I'm ashamed to admit it now, but for a long time I low-key resented how much more popular TTYD seemed compared to the original, how much praise it got for doing things that Paper Mario 64 did first. Don't these people know that's not the Paper Mario *I* grew up with? Sheesh.

What I liked:

- It's Paper Mario! It takes a lot of the concepts from the original game and gets just a little bit more creative with them. For instance, a little more interesting use of the papercraft aesthetic here and there, especially with Mario's curse abilities, though not taken to quite the logical extreme as later entries. But that's fine since the paper aspect of the game isn't necessarily what defines it.

- The writing is really good! You can tell the localization team especially had a lot of fun with the dialogue, and I like the detail where you occassionally have characters talking in the background during a conversation. Lots of clever visual gags, too, some of which are even used as the basis of a puzzle. Despite it's comedic tone (or perhaps as a result of it), the game also does a good job of giving the proper weight to it's few more serious moments, like Bobbery's backstory or TEC's Disney Death™.

- Characters! One of the strongest points of the Paper Mario series for me (well, the first three) was the character designs and their personalities. Each partner is distinct and their personalities are conveyed really well in their design. I like that characters like Koops or Vivian have little subplots about how they become more confident over the course of their adventure with Mario, and I never missed an opportunity to get Goombella's thoughts on different locations and NPCs.

- Ms. Mowz! The idea of an optional party member was always really cool to me. It feels like an accomplishment having her in your party because it means you went above and beyond what the game requires of you and found a whole-ass secret partner as a reward. Admittedly, she's pretty weak in battle, but her overworld ability is really handy for people who like finding secrets (which if you went to the trouble of unlocking her, you might be).

- More varied chapter structure! You get some standard Paper Mario-style chapters in this game like Petalberg or Keelhaul Key, but you also get some very non-standard examples like Glitzville, where you fight your way through an MMA-style bracket while uncovering a mystery. Or Twilight Town, where you get the Crystal Star early but lose your body to an imposter in the process and have to find out his name to get it back. Or Poshley Express, where you spend most of the chapter on a train getting to your destination and solving various mysteries. Hmm, come to think of it, there's a lot of mystery-solving in this game...

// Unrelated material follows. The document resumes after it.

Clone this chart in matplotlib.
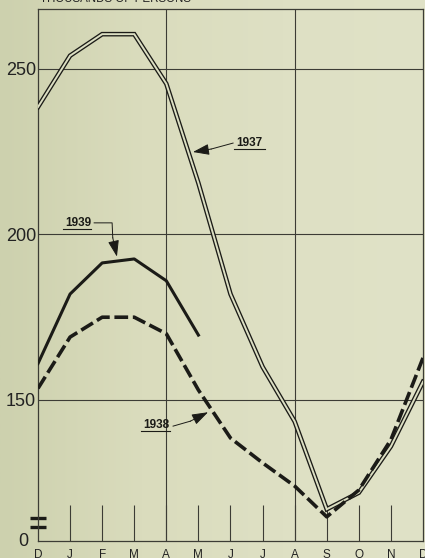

- Costume badges! It's a small thing but I always liked that I could dress up like Waluigi. They didn't have to do that but they did and I love it.

- Good length and sense of progression! This game clocks in somewhere between 30-40 hours depending on how much rose-smelling you do, and as someone who has no attention span, I think that's about perfect for an RPG. It's all a very tight package, and one where you have a pretty good idea how much of the game you have left. As a kid I may have enjoyed the uncertainty some games provided with regards to them seemingly having no end, but as an adult I have very much grown to appreciate the games telling you upfront how much of your time they want from you.

- TTYD actually has a post-game! One thing that always annoyed me with the first game was that you never got to revisit all the locations in the game after vanquishing the evil, but TTYD lets you do that. It's also a good way to tie up some loose ends you never got around to, and I love the line of dialogue when you first start the post-game where one of the NPCs says something to the effect of "what makes you want to come back to a town like Rogueport? There must be something really special waiting for you" and like YEAH THERE IS!

What I didn't like:

- It's a minor thing, and I *completely* understand the reasons behind it, but I really wish they could have at least hinted at Vivian's transness in the NA version of the game like they did in most other versions. There is a fan translation that restores this, but I wanted to play the game as it was originally released in America for an authentic experience.

- Another very minor thing is that I wish the worlds were more connected. Getting from Rogueport to anywhere else requires either using a pipe or taking some other form of transportation. Nothing like the original Paper Mario where you could walk all the way from Goomba Village through Toad Town and end up in Koopa Village or Gusty Gulch. Again, a very minor nitpick, it's just something I liked about the original that I kinda miss.

- This may have just been my controller or something but movement in diagonal directions would occassionally register as much slower than it should? Again I don't know if this is a game issue or not but I haven't noticed my controller doing that in any other game.

- I miss the spin move. >:(


So yeah obviously I have way more positive things to say about the game than negative, and I'm glad I revisited it. I still hold PM64 with a higher degree of nostalgic regard but there are aspects of this game that are unique which I find to be excellently done, particularly with regard to characters and dialogue. I can't think of a good sentence to end on so I just won't write one.